L’etimo sembrerebbe rifarsi al latino viridis (verde), forse in riferimento a praterie erbose un tempo qui esistenti. Sono state avanzate, però, anche altre ipotesi secondo le quali il toponimo sarebbe da ricondurre ad origini celtiche (supponendo che il nome si sia formato dal prefisso -vir). La più antica testimonianza archeologica del paese è rappresentata da un frammento di epigrafe romana murata nella facciata posteriore della casa parrocchiale. In questa è nominata la gens degli Statii, una delle più illustri famiglie del territorio bergamasco, all’epoca insediata, probabilmente, a Stezzano.
Presso l’Archivio Capitolare della Curia Arcivescovile di Bergamo sono conservate due pergamene in cui viene menzionato Verdello Minore. La prima, risalente al maggio 1010, consiste in un atto di rinuncia da parte di due coniugi a qualsiasi futura rivendicazione su appezzamenti di terra situati a Levate, nei confronti di Pietro, figlio del defunto Grausone “de loco Verdelo Minore”.
Nella seconda pergamena, datata febbraio 1036, un tale Lupo del fu Pietro, abitante a Calfe, dispone che, in caso di morte senza eredi, tutti i suoi beni immobili passino alla Chiesa e Canonica di S. Alessandro; tra questi anche la parte di un mulino situato presso Casalio, ossia in “Virdello minore”. Nel XIV secolo i confini del territorio di Verdellino non apparivano molto dissimili da quelli attuali, secondo quanto riportato da un atto notarile oggi conservato nell’Archivio della Biblioteca Apostolica Vaticana, redatto tra i mesi di giugno e luglio 1392. Nell’antica pergamena i confini del paese sono individuati da “termini” come, ad esempio, fossati, strade e campi dei quali vengono riportati i nomi dei rispettivi proprietari.
La strada Francesca costituiva, assieme a un campo detto “Prato Cerito”, il limite oltre il quale si estendevano i territori di Ciserano e Minervio (località poi accorpata a Verdello), mentre il confine con Boltiere e Ciserano era segnato dalla strada che conduceva da quest’ultimo paese verso Osio Sotto, detta “Ad Voltam de Russino” e da un fossato. Un altro fossato, detto “Ussolii” divideva a nord ovest Verdellino da Osio Inferiore e medesima funzione aveva la strada “Via de Bunicho”. Sempre a nord un ulteriore confine era segnato dall’incrocio delle vie di S. Giorgio e “Molendinum de Folze”.

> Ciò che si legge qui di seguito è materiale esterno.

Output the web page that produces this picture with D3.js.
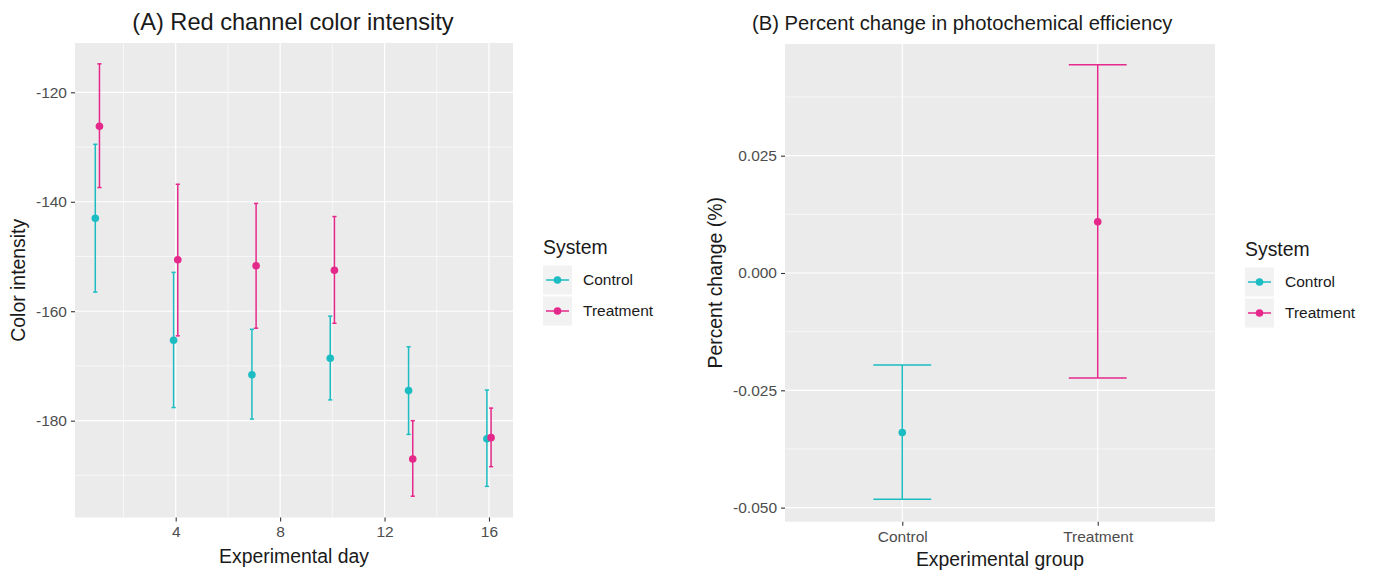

Tra il Trecento ed il Quattrocento il territorio bergamasco fu sconvolto da una violenta guerra sorta tra le fazioni di famiglie guelfe e ghibelline bergamasche che trasformò la campagna in un campo di battaglia per piccoli eserciti che recavano morte e distruzione nei paesi in cui si imbattevano. Il 22 marzo 1358, nel periodo in cui il signore di Bergamo Barnabò Visconti si scontrava con le milizie pontificie per il possesso di Bologna, una compagnia di ventura guidata dal Conte Lando, saccheggiava e incendiava Verdello, Verdellino e Comun Nuovo.
A Verdellino sorgeva un castello appartenente ai Suardi, potente famiglia ghibellina che poteva contare sul possesso di molti altri manieri sparsi per tutto il territorio bergamasco. Ed è a Pietro Suardi che il nuovo signore di Bergamo Pandolfo Malatesta rese, nel 1408, le fortezze di Verdello Maggiore e Minore. Nella celebre descrizione del territorio bergamasco che il capitano veneziano Giovanni da Lezze scrisse nel 1596, si contava che a “Verdel Picolo” risiedessero 330 anime per un totale di 49 famiglie. Secondo le parole del capitano “qui non sono richezze che il più riccho ha pertiche di terra 40, gli altri lavoradori et brazenti senza traffichi”.
La maggior parte della terra (3613 pertiche bergamasche in tutto) apparteneva ad enti ecclesiastici o cittadini di Bergamo ed anche le poche terre che il comune continuava a possedere (poco più di 300 pertiche) erano sottoposte alla minaccia di un patrizio cittadino chiamato Antonio Gratarolo.
Alla fine del 1500 Verdellino era quindi un paese povero dove, fatta eccezione per qualche fittavolo benestante e qualche massaro, quasi tutti erano braccianti o tutt’al più si dedicavano a qualche attività artigianale, come la tessitura di tela.